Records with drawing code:

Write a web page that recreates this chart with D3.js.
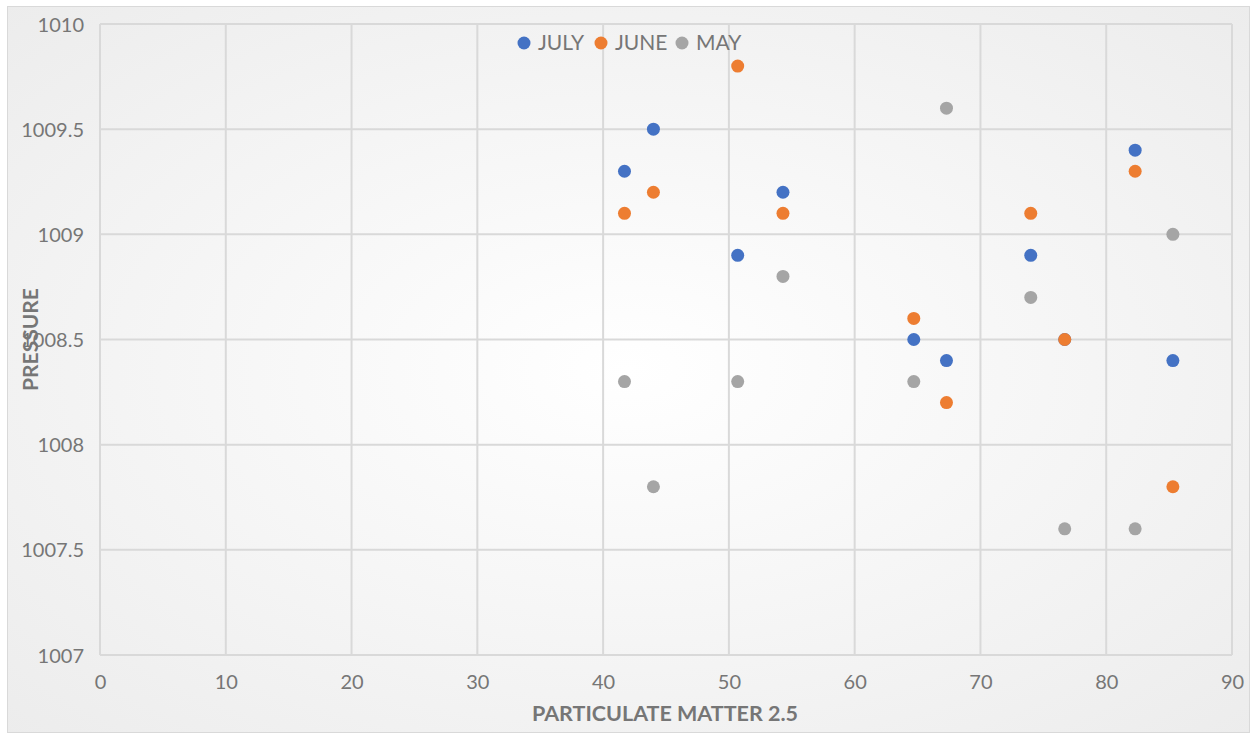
<!DOCTYPE html>
<html>
<head>
<meta charset="utf-8">
<script src="https://cdn.jsdelivr.net/npm/d3@7"></script>
<style>
  html, body { margin: 0; padding: 0; background: #fff; }
  svg { display: block; font-family: Lato, "Open Sans", sans-serif; }
</style>
</head>
<body>
<svg id="chart" width="1253" height="736"></svg>
<script>
// PM2.5 vs. pressure, three months
const pm = [41.7, 44, 50.7, 54.3, 64.7, 67.3, 74, 76.7, 82.3, 85.3];
const julyPressure = [1009.3, 1009.5, 1008.9, 1009.2, 1008.5, 1008.4, 1008.9, 1008.5, 1009.4, 1008.4];
const junePressure = [1009.1, 1009.2, 1009.8, 1009.1, 1008.6, 1008.2, 1009.1, 1008.5, 1009.3, 1007.8];
const mayPressure  = [1008.3, 1007.8, 1008.3, 1008.8, 1008.3, 1009.6, 1008.7, 1007.6, 1007.6, 1009.0];
const seriesNames = ["JULY", "JUNE", "MAY"];
const seriesColors = ["#4472c4", "#ed7d31", "#a5a5a5"];
const xTicks = [0, 10, 20, 30, 40, 50, 60, 70, 80, 90];
const yTicks = [1007, 1007.5, 1008, 1008.5, 1009, 1009.5, 1010];

const series = [julyPressure, junePressure, mayPressure].map((vals, i) => ({
  name: seriesNames[i], color: seriesColors[i],
  points: vals.map((v, j) => ({ x: pm[j], y: v }))
}));

const svg = d3.select("#chart");

// background with soft radial shading
const defs = svg.append("defs");
const grad = defs.append("radialGradient").attr("id", "bg")
  .attr("cx", "50%").attr("cy", "50%").attr("r", "75%");
grad.append("stop").attr("offset", "0%").attr("stop-color", "#ffffff");
grad.append("stop").attr("offset", "100%").attr("stop-color", "#ebebeb");
svg.append("rect").attr("x", 7.5).attr("y", 6.5).attr("width", 1242).attr("height", 726)
  .attr("fill", "url(#bg)").attr("stroke", "#d9d9d9").attr("stroke-width", 1);

const plot = { left: 100, right: 1232, top: 24, bottom: 655 };
const x = d3.scaleLinear().domain([0, 90]).range([plot.left, plot.right]);
const y = d3.scaleLinear().domain([1007, 1010]).range([plot.bottom, plot.top]);

// gridlines
const grid = svg.append("g");
grid.selectAll("line.v").data(xTicks).join("line")
  .attr("x1", d => x(d)).attr("x2", d => x(d))
  .attr("y1", plot.top).attr("y2", plot.bottom)
  .attr("stroke", "#d9d9d9").attr("stroke-width", 2);
grid.selectAll("line.h").data(yTicks).join("line")
  .attr("x1", plot.left).attr("x2", plot.right)
  .attr("y1", d => y(d)).attr("y2", d => y(d))
  .attr("stroke", "#d9d9d9").attr("stroke-width", 2);

// axes (labels only, no domain line)
const xAxis = svg.append("g").attr("transform", `translate(0,${plot.bottom})`)
  .call(d3.axisBottom(x).tickValues(xTicks).tickSize(0).tickPadding(20));
const yAxis = svg.append("g").attr("transform", `translate(${plot.left},0)`)
  .call(d3.axisLeft(y).tickValues(yTicks).tickSize(0).tickPadding(16)
    .tickFormat(d => d3.format("")(d)));
[xAxis, yAxis].forEach(a => {
  a.select(".domain").remove();
  a.selectAll("text").attr("fill", "#767676").attr("font-size", 20)
    .attr("font-family", "Lato, 'Open Sans', sans-serif");
});
yAxis.selectAll("text").attr("dy", "0.35em");

// axis titles
svg.append("text").attr("x", (plot.left + plot.right) / 2 - 1).attr("y", 721)
  .attr("text-anchor", "middle").attr("font-size", 21.5).attr("font-weight", "bold")
  .attr("fill", "#767676").text("PARTICULATE MATTER 2.5");
svg.append("text")
  .attr("transform", `translate(38,${(plot.top + plot.bottom) / 2}) rotate(-90)`)
  .attr("text-anchor", "middle").attr("font-size", 21).attr("font-weight", "bold")
  .attr("fill", "#767676").text("PRESSURE");

// points
series.forEach(s => {
  svg.append("g").selectAll("circle").data(s.points).join("circle")
    .attr("cx", d => x(d.x)).attr("cy", d => y(d.y)).attr("r", 6.5)
    .attr("fill", s.color);
});

// legend
const legendX = [524, 601, 682];
const legend = svg.append("g");
series.forEach((s, i) => {
  const g = legend.append("g").attr("transform", `translate(${legendX[i]},43)`);
  g.append("circle").attr("r", 6.5).attr("fill", s.color);
  g.append("text").attr("x", 14).attr("dy", "0.35em").attr("font-size", 21)
    .attr("fill", "#767676").text(s.name);
});
</script>
</body>
</html>
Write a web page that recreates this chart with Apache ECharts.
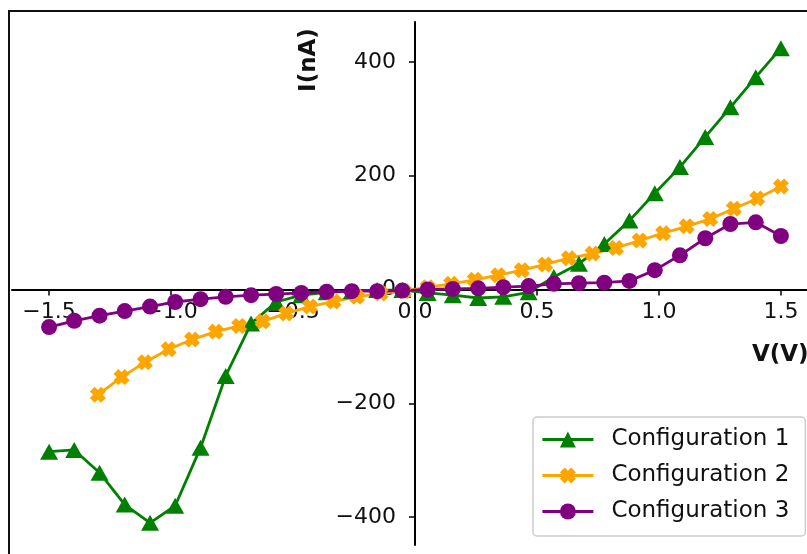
<!DOCTYPE html>
<html>
<head>
<meta charset="utf-8">
<script src="https://cdn.jsdelivr.net/npm/echarts@6/dist/echarts.min.js"></script>
<style>
  html, body { margin: 0; padding: 0; background: #fff; }
  #chart { width: 807px; height: 554px; }
</style>
</head>
<body>
<div id="chart"></div>
<script>
// voltage sweeps (V)
var voltsA = [-1.5, -1.397, -1.293, -1.190, -1.086, -0.983, -0.879, -0.776, -0.672, -0.569,
              -0.466, -0.362, -0.259, -0.155, -0.052, 0.052, 0.155, 0.259, 0.362, 0.466,
              0.569, 0.672, 0.776, 0.879, 0.983, 1.086, 1.190, 1.293, 1.397, 1.5];
var voltsB = [-1.3, -1.203, -1.107, -1.010, -0.914, -0.817, -0.721, -0.624, -0.528, -0.431,
              -0.334, -0.238, -0.141, -0.045, 0.052, 0.148, 0.245, 0.341, 0.438, 0.534,
              0.631, 0.728, 0.824, 0.921, 1.017, 1.114, 1.210, 1.307, 1.403, 1.5];

// currents (nA)
var config1 = [-285, -282, -322, -378, -410, -380, -278, -152, -60, -22,
               -10, -5, -3, -1, -1, -6, -10, -15, -13, -5,
               22, 45, 80, 121, 169, 215, 268, 320, 373, 424];
var config2 = [-185, -154, -128, -105, -88, -74, -64, -56, -42, -30,
               -21, -13, -7, -3, 4, 10, 17, 25, 34, 44,
               55, 63, 73, 86, 99, 111, 124, 142, 160, 181];
var config3 = [-66, -55, -46, -38, -30, -22, -17, -13, -10, -8,
               -6, -4, -3, -3, -2, 0, 1, 2, 4, 6,
               10, 11, 12, 15, 34, 60, 90, 115, 118, 94];

var seriesNames = ['Configuration 1', 'Configuration 2', 'Configuration 3'];
var xTicks = [-1.5, -1.0, -0.5, 0.0, 0.5, 1.0, 1.5];
var yTicks = [-400, -200, 0, 200, 400];

function pairs(xs, ys) {
    return xs.map(function (x, i) { return [x, ys[i]]; });
}
function fmt(v, digits) {
    return v.toFixed(digits).replace('-', '\u2212');
}

// chunky "X" marker like matplotlib's 'X'
var xMarker = 'path://M0,3 L3,0 L5,2 L7,0 L10,3 L8,5 L10,7 L7,10 L5,8 L3,10 L0,7 L2,5 Z';
var font = 'DejaVu Sans';
var gridBox = { left: 12, right: 0, top: 22, bottom: 9 };

var chart = echarts.init(document.getElementById('chart'));
var option = {
    animation: false,
    backgroundColor: '#ffffff',
    grid: {
        left: gridBox.left, right: gridBox.right, top: gridBox.top, bottom: gridBox.bottom,
        containLabel: false,
        outerBoundsMode: 'none'
    },
    xAxis: {
        type: 'value',
        position: 'bottom',
        min: -1.652,
        max: 1.607,
        axisLine: { onZero: false, lineStyle: { color: '#000', width: 2 } },
        axisTick: { show: true, length: 6, customValues: xTicks, lineStyle: { color: '#000', width: 1.5 } },
        axisLabel: {
            customValues: xTicks,
            margin: 12,
            color: '#111',
            fontFamily: font,
            fontSize: 22,
            formatter: function (v) { return fmt(v, 1); }
        },
        splitLine: { show: false }
    },
    yAxis: {
        type: 'value',
        position: 'left',
        min: -449,
        max: 470,
        axisLine: { show: true, onZero: false, lineStyle: { color: '#000', width: 2 } },
        axisTick: { show: true, length: 6, customValues: yTicks, lineStyle: { color: '#000', width: 1.5 } },
        axisLabel: {
            customValues: yTicks,
            margin: 19,
            color: '#111',
            fontFamily: font,
            fontSize: 22,
            formatter: function (v) { return fmt(v, 0); }
        },
        splitLine: { show: false }
    },
    legend: {
        orient: 'vertical',
        left: 533,
        top: 417,
        padding: [11, 16, 13, 8],
        itemWidth: 51,
        itemHeight: 20,
        itemGap: 13,
        backgroundColor: '#fff',
        borderColor: '#cccccc',
        borderWidth: 1.5,
        borderRadius: 4,
        lineStyle: { width: 2.8 },
        textStyle: { fontFamily: font, fontSize: 23, color: '#111', padding: [0, 0, 0, 13] },
        data: seriesNames
    },
    graphic: [
        { type: 'rect', shape: { x: 9, y: 11, width: 900, height: 700 },
          style: { fill: 'none', stroke: '#111', lineWidth: 2 }, silent: true },
        { type: 'text', x: 309, y: 60, rotation: Math.PI / 2,
          style: { text: 'I(nA)', font: 'bold 23px "DejaVu Sans"', fill: '#111',
                   textAlign: 'center', textVerticalAlign: 'middle' } },
        { type: 'text', x: 752, y: 355,
          style: { text: 'V(V)', font: 'bold 23px "DejaVu Sans"', fill: '#111',
                   textAlign: 'left', textVerticalAlign: 'middle' } }
    ],
    series: [
        {
            name: seriesNames[0],
            type: 'line',
            data: pairs(voltsA, config1),
            symbol: 'triangle',
            symbolSize: [18, 16],
            color: '#008000',
            lineStyle: { width: 2.8 },
            itemStyle: { color: '#008000' }
        },
        {
            name: seriesNames[1],
            type: 'line',
            data: pairs(voltsB, config2),
            symbol: xMarker,
            symbolSize: 16,
            color: '#FFA500',
            lineStyle: { width: 2.8 },
            itemStyle: { color: '#FFA500' }
        },
        {
            name: seriesNames[2],
            type: 'line',
            data: pairs(voltsA, config3),
            symbol: 'circle',
            symbolSize: 16,
            color: '#800080',
            lineStyle: { width: 2.8 },
            itemStyle: { color: '#800080' }
        }
    ]
};
chart.setOption(option);

// move both axes onto the origin (matplotlib "spines at zero")
var origin = chart.convertToPixel({ gridIndex: 0 }, [0, 0]);
chart.setOption({
    xAxis: { offset: -(554 - gridBox.bottom - origin[1]) },
    yAxis: { offset: -(origin[0] - gridBox.left) }
});
</script>
</body>
</html>
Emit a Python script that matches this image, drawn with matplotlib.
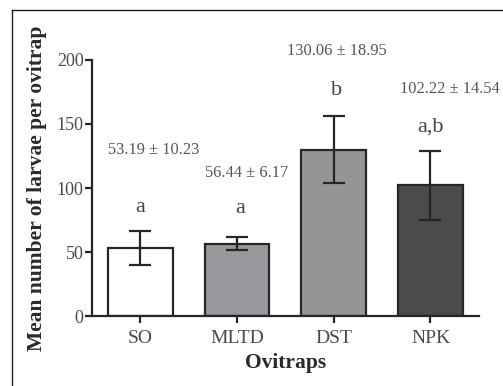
import matplotlib
matplotlib.use("Agg")
import matplotlib.pyplot as plt
from matplotlib.lines import Line2D

# data
traps = ["SO", "MLTD", "DST", "NPK"]
means = [53.19, 56.44, 130.06, 102.22]
errs = [13.5, 5.2, 26.0, 27.0]   # drawn error bar half-lengths
stats = ["53.19 \u00b1 10.23", "56.44 \u00b1 6.17", "130.06 \u00b1 18.95", "102.22 \u00b1 14.54"]
letters = ["a", "a", "b", "a,b"]
colors = ["#ffffff", "#98989c", "#959598", "#4b4b4e"]

plt.rcParams["font.family"] = ["Liberation Serif", "DejaVu Serif"]

fig = plt.figure(figsize=(5.03, 3.86), dpi=100)
ax = fig.add_axes([0.1829, 0.1813, 0.952 - 0.1829, 0.8446 - 0.1813])

x = list(range(len(traps)))
ax.bar(x, means, width=0.67, color=colors, edgecolor="#262626", linewidth=1.6,
       yerr=errs, capsize=8, error_kw=dict(ecolor="#262626", elinewidth=1.6, capthick=1.6))

ax.set_xlim(-0.5, 3.5)
ax.set_ylim(0, 200)
ax.set_yticks([0, 50, 100, 150, 200])
ax.set_xticks(x)
ax.set_xticklabels(traps)

for s in ["top", "right"]:
    ax.spines[s].set_visible(False)
for s in ["left", "bottom"]:
    ax.spines[s].set_linewidth(1.6)
    ax.spines[s].set_color("#262626")
ax.tick_params(axis="both", direction="out", length=5, width=1.6, color="#262626",
               labelcolor="#4a4a4a")
ax.tick_params(axis="y", pad=1, labelsize=13)
ax.tick_params(axis="x", pad=5, labelsize=14)

ax.set_ylabel("Mean number of larvae per ovitrap", fontsize=15.5, fontweight="bold",
              color="#2a2a2a")
ax.yaxis.set_label_coords(-0.116, 0.5)
ax.set_xlabel("Ovitraps", fontsize=15.5, fontweight="bold", color="#2a2a2a")
ax.xaxis.set_label_coords(0.5, -0.145)

# annotation placement (layout only)
stat_xy = [(0.14, 130), (0.1, 112), (0.03, 207), (0.2, 177)]
letter_xy = [(0.0, 85), (0.03, 83.6), (0.03, 176), (0.0, 148)]
for i in x:
    dx, yy = stat_xy[i]
    ax.text(i + dx, yy, stats[i], ha="center", va="center", fontsize=11.8, color="#555555")
    dx, yy = letter_xy[i]
    ax.text(i + dx, yy, letters[i], ha="center", va="center", fontsize=16, color="#444444")

# thin frame around the figure (left and top edges visible)
fig.add_artist(Line2D([12 / 503, 12 / 503], [0, 1 - 10 / 386], transform=fig.transFigure,
                      color="#222222", linewidth=1.0))
fig.add_artist(Line2D([12 / 503, 1], [1 - 10 / 386, 1 - 10 / 386], transform=fig.transFigure,
                      color="#222222", linewidth=1.0))

fig.savefig("out.png", dpi=100)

**Exercise details**
How many lines in the listing above contain "that"? Answer with the number alone.

**The output**
3